__Written problem__
Verbatim output of all the material below is required.

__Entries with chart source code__
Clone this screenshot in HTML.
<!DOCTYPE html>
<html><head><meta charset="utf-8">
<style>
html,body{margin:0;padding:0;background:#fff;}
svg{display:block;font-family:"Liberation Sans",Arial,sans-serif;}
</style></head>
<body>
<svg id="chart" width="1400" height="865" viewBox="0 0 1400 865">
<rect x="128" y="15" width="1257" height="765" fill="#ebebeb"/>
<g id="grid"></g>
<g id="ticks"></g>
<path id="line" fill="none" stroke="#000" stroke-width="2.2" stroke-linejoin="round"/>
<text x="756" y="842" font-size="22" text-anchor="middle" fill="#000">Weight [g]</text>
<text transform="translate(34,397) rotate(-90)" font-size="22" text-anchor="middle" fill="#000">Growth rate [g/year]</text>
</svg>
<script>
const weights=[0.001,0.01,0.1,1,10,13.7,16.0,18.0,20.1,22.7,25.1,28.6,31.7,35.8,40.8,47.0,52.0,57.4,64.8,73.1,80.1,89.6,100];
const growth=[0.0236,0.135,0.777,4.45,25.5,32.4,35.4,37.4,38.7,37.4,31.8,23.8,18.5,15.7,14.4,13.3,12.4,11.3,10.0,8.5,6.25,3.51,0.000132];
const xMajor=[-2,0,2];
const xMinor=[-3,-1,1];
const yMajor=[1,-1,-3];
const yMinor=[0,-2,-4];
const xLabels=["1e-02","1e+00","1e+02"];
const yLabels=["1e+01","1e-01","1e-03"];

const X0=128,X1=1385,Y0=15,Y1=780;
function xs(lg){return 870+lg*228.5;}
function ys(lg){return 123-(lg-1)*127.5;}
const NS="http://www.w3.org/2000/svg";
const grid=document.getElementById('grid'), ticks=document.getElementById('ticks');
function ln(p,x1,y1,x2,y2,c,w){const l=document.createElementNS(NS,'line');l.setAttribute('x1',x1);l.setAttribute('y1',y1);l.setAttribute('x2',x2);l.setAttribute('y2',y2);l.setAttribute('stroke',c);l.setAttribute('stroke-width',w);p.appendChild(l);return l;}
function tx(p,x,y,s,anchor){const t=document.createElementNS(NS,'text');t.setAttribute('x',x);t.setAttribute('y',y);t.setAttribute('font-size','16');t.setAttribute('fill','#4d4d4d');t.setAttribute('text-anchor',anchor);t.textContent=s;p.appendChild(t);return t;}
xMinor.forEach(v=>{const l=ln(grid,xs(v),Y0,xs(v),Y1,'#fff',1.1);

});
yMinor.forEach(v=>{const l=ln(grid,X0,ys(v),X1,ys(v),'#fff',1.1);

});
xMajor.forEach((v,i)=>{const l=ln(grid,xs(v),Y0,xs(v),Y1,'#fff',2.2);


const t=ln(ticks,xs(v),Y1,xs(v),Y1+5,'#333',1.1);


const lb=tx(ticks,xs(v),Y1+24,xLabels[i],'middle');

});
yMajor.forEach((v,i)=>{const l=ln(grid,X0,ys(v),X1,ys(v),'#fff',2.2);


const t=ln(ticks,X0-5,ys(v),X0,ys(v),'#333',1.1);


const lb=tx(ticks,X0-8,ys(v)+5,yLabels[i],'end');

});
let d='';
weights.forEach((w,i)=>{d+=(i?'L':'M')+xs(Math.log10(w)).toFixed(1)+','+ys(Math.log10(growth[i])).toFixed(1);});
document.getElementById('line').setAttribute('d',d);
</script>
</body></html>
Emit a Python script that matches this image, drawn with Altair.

__Solution to this task__
Clone this screenshot in HTML.
<!DOCTYPE html>
<html><head><meta charset="utf-8">
<style>
html,body{margin:0;padding:0;background:#fff;}
svg{display:block;font-family:"Liberation Sans",Arial,sans-serif;}
</style></head>
<body>
<svg id="chart" width="1400" height="865" viewBox="0 0 1400 865">
<rect x="128" y="15" width="1257" height="765" fill="#ebebeb"/>
<g id="grid"></g>
<g id="ticks"></g>
<path id="line" fill="none" stroke="#000" stroke-width="2.2" stroke-linejoin="round"/>
<text x="756" y="842" font-size="22" text-anchor="middle" fill="#000">Weight [g]</text>
<text transform="translate(34,397) rotate(-90)" font-size="22" text-anchor="middle" fill="#000">Growth rate [g/year]</text>
</svg>
<script>
const weights=[0.001,0.01,0.1,1,10,13.7,16.0,18.0,20.1,22.7,25.1,28.6,31.7,35.8,40.8,47.0,52.0,57.4,64.8,73.1,80.1,89.6,100];
const growth=[0.0236,0.135,0.777,4.45,25.5,32.4,35.4,37.4,38.7,37.4,31.8,23.8,18.5,15.7,14.4,13.3,12.4,11.3,10.0,8.5,6.25,3.51,0.000132];
const xMajor=[-2,0,2];
const xMinor=[-3,-1,1];
const yMajor=[1,-1,-3];
const yMinor=[0,-2,-4];
const xLabels=["1e-02","1e+00","1e+02"];
const yLabels=["1e+01","1e-01","1e-03"];

const X0=128,X1=1385,Y0=15,Y1=780;
function xs(lg){return 870+lg*228.5;}
function ys(lg){return 123-(lg-1)*127.5;}
const NS="http://www.w3.org/2000/svg";
const grid=document.getElementById('grid'), ticks=document.getElementById('ticks');
function ln(p,x1,y1,x2,y2,c,w){const l=document.createElementNS(NS,'line');l.setAttribute('x1',x1);l.setAttribute('y1',y1);l.setAttribute('x2',x2);l.setAttribute('y2',y2);l.setAttribute('stroke',c);l.setAttribute('stroke-width',w);p.appendChild(l);return l;}
function tx(p,x,y,s,anchor){const t=document.createElementNS(NS,'text');t.setAttribute('x',x);t.setAttribute('y',y);t.setAttribute('font-size','16');t.setAttribute('fill','#4d4d4d');t.setAttribute('text-anchor',anchor);t.textContent=s;p.appendChild(t);return t;}
xMinor.forEach(v=>{const l=ln(grid,xs(v),Y0,xs(v),Y1,'#fff',1.1);

});
yMinor.forEach(v=>{const l=ln(grid,X0,ys(v),X1,ys(v),'#fff',1.1);

});
xMajor.forEach((v,i)=>{const l=ln(grid,xs(v),Y0,xs(v),Y1,'#fff',2.2);


const t=ln(ticks,xs(v),Y1,xs(v),Y1+5,'#333',1.1);


const lb=tx(ticks,xs(v),Y1+24,xLabels[i],'middle');

});
yMajor.forEach((v,i)=>{const l=ln(grid,X0,ys(v),X1,ys(v),'#fff',2.2);


const t=ln(ticks,X0-5,ys(v),X0,ys(v),'#333',1.1);


const lb=tx(ticks,X0-8,ys(v)+5,yLabels[i],'end');

});
let d='';
weights.forEach((w,i)=>{d+=(i?'L':'M')+xs(Math.log10(w)).toFixed(1)+','+ys(Math.log10(growth[i])).toFixed(1);});
document.getElementById('line').setAttribute('d',d);
</script>
</body></html>
Emit a Python script that matches this image, drawn with Altair.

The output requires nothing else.